**Task prompt**
In the listing below, locate the line containing "Clone this chart in matplotlib." and the line containing "x = np.arange(128)". Output both of them and every line between, exactly as written, and nothing more.

[start of Records to use]

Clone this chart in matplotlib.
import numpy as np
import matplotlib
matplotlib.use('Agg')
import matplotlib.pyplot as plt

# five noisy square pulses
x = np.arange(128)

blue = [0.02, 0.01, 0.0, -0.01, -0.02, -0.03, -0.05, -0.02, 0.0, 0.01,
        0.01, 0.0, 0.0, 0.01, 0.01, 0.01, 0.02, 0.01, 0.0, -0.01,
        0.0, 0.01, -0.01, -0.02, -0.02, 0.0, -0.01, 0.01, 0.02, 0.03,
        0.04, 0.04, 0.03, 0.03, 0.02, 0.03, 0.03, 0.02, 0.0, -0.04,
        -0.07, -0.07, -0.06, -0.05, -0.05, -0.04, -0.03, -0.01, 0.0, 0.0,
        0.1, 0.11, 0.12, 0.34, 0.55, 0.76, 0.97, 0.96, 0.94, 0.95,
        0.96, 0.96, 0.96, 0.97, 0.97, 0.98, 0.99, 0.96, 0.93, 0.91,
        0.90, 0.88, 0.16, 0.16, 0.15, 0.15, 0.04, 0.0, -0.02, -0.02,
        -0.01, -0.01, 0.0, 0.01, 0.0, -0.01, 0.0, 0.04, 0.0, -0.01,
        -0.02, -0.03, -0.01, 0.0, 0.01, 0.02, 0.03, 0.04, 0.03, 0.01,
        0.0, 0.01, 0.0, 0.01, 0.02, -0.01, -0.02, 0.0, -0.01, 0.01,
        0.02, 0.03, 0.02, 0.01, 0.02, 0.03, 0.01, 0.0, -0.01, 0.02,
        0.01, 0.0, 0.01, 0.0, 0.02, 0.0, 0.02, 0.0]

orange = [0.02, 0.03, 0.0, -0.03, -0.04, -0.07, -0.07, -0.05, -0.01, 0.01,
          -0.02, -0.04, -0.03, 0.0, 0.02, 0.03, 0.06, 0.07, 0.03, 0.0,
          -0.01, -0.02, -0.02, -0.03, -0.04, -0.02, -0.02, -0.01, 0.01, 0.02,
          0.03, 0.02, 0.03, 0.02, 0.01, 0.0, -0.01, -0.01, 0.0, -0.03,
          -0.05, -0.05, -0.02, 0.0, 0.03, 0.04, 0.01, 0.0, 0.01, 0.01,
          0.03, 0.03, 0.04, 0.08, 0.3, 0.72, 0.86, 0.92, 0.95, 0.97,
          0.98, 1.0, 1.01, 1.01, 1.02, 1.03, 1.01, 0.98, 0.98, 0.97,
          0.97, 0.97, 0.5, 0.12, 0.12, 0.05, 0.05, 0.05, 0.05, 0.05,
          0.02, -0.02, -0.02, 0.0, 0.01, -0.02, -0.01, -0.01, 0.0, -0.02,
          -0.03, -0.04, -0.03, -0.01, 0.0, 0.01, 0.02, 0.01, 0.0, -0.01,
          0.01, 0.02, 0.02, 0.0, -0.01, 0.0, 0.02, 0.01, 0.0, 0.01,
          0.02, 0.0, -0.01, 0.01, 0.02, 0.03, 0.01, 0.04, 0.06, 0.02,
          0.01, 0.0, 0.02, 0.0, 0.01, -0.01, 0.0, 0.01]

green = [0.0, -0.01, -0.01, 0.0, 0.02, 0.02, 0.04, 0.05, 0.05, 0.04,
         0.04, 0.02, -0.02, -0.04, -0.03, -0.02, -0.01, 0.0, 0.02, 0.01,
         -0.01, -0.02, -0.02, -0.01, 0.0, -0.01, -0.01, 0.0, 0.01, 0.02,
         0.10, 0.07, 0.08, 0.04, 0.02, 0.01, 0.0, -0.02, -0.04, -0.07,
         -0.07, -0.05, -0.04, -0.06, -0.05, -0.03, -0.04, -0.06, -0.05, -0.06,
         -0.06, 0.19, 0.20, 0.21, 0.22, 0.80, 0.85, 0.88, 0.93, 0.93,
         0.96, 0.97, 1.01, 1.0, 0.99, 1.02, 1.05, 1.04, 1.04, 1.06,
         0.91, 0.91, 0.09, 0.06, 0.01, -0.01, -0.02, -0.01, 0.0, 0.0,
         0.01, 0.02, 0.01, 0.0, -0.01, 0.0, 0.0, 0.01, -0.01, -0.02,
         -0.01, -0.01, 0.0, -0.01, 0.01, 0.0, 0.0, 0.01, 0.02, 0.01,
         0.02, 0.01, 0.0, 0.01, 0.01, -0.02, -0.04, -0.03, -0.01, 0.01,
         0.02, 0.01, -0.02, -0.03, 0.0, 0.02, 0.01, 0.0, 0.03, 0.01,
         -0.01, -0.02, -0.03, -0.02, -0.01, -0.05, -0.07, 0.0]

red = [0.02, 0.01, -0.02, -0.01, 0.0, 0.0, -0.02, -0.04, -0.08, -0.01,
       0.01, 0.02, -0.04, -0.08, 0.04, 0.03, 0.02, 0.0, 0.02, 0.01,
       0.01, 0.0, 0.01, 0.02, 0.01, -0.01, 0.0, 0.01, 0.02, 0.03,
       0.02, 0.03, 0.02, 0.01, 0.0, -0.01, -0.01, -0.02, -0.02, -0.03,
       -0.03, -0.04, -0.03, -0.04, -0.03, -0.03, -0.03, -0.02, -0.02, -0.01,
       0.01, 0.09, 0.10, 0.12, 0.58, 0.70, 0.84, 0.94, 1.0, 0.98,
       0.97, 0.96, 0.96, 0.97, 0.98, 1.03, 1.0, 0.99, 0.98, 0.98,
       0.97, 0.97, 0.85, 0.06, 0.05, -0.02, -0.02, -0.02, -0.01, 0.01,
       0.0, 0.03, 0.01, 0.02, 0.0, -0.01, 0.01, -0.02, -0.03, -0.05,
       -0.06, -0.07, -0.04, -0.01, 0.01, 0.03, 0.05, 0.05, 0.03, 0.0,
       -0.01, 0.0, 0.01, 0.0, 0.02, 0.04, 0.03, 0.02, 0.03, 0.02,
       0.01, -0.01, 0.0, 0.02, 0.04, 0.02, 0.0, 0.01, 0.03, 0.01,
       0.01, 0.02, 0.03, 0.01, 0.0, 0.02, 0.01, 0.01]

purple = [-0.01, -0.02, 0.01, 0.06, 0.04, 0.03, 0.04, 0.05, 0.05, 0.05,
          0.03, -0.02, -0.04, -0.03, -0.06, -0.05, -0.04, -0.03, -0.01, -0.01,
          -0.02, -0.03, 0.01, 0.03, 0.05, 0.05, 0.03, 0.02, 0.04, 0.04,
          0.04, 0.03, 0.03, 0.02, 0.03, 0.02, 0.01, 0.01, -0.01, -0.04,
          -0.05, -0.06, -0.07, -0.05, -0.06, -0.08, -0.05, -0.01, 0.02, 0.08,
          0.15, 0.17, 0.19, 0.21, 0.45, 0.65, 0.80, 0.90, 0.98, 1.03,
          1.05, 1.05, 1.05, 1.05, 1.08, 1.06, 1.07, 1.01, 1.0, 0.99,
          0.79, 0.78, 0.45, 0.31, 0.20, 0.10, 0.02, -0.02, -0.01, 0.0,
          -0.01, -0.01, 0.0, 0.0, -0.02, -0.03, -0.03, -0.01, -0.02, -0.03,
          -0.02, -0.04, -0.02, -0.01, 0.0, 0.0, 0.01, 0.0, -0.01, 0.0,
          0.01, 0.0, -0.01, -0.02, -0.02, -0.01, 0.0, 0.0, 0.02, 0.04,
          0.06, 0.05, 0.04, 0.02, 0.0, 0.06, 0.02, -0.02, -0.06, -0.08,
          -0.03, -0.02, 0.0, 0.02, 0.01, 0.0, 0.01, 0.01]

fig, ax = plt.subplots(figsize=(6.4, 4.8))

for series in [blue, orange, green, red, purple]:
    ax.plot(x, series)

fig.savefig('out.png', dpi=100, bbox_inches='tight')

[end of Records to use]
[start of Records to use]

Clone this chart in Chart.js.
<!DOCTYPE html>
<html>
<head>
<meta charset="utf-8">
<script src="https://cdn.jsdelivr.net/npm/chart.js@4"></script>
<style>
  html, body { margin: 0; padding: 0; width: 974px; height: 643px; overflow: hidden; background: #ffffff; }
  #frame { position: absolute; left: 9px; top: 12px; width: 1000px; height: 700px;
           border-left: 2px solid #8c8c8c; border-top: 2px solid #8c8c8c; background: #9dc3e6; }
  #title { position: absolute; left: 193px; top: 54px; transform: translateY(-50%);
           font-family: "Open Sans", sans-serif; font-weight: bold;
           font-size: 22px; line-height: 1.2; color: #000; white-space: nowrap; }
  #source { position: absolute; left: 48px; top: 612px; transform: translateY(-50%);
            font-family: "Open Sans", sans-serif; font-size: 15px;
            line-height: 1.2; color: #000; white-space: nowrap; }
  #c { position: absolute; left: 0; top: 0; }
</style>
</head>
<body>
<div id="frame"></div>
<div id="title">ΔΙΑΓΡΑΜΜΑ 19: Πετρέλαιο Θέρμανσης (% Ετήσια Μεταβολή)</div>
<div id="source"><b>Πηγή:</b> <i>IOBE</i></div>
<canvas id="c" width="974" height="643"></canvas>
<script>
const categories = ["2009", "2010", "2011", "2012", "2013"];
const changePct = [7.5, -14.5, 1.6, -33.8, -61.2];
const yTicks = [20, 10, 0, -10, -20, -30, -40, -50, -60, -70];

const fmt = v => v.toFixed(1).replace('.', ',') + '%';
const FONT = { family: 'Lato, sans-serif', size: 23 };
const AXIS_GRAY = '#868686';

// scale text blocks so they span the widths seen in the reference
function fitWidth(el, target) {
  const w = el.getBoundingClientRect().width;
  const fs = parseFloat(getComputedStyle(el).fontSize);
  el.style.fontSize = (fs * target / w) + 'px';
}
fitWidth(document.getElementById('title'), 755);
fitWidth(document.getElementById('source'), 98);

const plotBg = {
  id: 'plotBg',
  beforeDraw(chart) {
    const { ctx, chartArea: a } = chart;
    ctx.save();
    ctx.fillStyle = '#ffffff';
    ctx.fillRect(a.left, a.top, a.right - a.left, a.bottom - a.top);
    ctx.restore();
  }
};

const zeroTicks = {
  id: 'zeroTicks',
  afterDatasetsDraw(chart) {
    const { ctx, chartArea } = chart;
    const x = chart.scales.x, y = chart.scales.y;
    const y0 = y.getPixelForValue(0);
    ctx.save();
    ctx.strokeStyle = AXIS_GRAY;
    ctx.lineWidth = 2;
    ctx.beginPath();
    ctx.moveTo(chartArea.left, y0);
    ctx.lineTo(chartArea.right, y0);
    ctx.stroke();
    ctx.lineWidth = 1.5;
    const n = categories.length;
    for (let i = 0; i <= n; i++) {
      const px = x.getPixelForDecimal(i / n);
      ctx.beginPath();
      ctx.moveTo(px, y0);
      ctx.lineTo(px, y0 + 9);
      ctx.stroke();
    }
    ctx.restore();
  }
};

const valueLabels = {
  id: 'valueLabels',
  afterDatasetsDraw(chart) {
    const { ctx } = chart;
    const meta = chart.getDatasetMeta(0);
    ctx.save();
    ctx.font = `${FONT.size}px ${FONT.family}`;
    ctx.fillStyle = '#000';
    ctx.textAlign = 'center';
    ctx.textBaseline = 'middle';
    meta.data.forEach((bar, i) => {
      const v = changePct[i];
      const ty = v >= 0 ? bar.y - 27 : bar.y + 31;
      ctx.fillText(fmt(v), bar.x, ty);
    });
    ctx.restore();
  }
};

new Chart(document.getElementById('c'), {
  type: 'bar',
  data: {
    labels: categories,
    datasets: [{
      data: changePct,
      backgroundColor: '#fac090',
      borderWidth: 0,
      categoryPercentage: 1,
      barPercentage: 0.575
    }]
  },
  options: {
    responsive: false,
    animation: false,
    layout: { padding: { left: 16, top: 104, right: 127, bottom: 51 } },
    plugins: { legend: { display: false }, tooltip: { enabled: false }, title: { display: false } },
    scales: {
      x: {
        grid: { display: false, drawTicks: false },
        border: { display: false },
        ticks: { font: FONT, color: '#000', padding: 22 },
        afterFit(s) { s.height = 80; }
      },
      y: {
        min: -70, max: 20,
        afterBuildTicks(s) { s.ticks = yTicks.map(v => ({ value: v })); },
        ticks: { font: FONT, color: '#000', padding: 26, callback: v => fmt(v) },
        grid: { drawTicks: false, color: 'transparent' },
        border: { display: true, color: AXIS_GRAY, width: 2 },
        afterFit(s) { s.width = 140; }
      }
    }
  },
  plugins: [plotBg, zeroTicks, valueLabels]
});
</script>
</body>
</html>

[end of Records to use]
[start of Records to use]

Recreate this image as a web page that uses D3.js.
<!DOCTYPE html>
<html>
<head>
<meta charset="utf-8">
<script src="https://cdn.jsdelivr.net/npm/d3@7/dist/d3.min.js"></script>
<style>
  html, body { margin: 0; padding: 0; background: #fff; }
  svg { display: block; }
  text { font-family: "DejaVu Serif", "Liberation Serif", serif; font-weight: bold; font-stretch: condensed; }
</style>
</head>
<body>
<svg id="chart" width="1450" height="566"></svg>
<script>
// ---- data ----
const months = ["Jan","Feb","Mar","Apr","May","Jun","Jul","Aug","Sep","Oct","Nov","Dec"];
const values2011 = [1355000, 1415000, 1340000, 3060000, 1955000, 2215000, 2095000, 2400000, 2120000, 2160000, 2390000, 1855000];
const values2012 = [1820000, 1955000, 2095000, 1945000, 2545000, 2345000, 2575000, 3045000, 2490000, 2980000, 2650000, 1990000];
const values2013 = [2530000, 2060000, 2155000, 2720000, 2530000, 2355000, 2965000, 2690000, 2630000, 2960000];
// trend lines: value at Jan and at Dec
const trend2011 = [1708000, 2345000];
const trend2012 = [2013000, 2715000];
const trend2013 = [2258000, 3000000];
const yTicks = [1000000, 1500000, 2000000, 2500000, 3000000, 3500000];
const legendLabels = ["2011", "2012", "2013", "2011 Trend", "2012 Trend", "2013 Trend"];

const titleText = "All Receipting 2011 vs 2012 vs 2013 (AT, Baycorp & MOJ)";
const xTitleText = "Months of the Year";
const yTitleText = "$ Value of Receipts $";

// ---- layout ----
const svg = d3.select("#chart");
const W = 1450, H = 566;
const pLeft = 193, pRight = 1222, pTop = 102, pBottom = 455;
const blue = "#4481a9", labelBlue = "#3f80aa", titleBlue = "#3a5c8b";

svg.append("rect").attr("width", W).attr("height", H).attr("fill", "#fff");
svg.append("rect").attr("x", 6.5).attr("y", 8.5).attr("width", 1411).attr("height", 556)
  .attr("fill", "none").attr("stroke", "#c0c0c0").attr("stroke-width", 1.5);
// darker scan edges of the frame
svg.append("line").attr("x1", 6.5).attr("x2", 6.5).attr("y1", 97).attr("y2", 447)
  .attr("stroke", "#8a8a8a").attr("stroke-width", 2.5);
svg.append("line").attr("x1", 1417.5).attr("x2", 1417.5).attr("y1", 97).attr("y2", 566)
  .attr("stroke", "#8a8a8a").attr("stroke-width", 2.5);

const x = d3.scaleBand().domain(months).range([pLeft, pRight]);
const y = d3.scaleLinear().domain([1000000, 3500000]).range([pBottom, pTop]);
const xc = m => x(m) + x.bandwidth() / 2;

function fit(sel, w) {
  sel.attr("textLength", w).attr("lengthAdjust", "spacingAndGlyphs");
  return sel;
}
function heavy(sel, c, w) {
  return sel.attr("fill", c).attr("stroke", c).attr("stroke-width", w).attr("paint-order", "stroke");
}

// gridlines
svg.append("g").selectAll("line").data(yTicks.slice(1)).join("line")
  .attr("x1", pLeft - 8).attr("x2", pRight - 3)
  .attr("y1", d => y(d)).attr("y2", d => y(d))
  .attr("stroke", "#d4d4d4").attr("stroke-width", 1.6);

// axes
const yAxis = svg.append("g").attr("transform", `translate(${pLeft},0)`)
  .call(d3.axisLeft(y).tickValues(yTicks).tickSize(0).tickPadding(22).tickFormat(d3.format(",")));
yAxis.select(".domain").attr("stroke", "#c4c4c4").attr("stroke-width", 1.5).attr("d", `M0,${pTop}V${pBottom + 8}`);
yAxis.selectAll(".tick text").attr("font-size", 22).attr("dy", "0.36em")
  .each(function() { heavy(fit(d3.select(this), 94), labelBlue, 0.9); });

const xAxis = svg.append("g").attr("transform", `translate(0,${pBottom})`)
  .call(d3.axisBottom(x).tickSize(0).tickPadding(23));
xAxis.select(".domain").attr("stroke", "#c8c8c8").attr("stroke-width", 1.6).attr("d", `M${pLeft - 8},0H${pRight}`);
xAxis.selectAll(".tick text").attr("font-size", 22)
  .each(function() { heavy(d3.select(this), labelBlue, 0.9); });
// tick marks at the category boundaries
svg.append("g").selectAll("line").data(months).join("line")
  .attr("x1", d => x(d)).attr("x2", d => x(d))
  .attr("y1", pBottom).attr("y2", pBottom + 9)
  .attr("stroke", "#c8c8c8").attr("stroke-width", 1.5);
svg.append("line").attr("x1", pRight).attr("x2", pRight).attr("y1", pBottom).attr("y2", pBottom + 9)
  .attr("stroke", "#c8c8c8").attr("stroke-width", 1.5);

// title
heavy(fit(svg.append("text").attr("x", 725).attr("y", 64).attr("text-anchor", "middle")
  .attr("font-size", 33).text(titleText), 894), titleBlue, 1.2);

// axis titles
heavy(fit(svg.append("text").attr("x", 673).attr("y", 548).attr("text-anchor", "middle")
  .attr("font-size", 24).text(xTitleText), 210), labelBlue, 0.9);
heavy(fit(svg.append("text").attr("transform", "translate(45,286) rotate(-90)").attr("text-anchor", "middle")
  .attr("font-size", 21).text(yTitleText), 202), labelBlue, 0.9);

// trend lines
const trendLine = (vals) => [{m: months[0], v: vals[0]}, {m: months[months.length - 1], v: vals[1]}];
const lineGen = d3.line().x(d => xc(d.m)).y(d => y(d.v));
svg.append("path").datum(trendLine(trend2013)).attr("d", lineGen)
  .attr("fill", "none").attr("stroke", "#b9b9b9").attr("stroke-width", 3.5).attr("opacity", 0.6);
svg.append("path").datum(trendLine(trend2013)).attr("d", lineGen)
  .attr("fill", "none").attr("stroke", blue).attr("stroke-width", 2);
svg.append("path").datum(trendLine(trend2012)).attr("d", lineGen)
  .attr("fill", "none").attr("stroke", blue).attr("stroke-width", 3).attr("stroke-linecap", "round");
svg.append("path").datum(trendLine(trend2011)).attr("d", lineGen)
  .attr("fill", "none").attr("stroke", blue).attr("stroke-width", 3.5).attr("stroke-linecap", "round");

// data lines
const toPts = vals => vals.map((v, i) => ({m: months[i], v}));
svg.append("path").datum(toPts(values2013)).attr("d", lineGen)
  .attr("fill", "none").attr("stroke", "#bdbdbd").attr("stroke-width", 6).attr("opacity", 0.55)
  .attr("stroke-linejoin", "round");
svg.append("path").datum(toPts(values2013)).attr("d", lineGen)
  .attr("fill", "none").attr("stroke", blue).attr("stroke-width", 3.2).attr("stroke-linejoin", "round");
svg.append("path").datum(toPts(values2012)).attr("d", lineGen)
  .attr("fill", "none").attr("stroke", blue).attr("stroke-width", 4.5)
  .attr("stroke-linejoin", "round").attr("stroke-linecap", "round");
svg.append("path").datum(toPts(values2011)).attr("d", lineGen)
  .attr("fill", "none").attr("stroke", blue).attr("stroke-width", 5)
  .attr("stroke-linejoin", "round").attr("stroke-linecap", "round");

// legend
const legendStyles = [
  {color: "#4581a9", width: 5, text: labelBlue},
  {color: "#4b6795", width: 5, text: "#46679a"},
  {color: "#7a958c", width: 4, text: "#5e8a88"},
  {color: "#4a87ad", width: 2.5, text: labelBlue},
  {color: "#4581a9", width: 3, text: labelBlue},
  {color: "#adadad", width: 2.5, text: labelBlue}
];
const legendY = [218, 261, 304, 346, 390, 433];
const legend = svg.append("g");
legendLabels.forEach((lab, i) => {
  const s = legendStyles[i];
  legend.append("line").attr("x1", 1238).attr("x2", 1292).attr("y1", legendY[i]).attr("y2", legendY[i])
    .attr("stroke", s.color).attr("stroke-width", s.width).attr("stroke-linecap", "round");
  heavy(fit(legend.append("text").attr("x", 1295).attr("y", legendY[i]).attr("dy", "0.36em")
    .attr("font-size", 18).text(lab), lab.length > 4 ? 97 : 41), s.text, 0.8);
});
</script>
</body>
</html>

[end of Records to use]

**Final answer**
Clone this chart in matplotlib.
import numpy as np
import matplotlib
matplotlib.use('Agg')
import matplotlib.pyplot as plt

# five noisy square pulses
x = np.arange(128)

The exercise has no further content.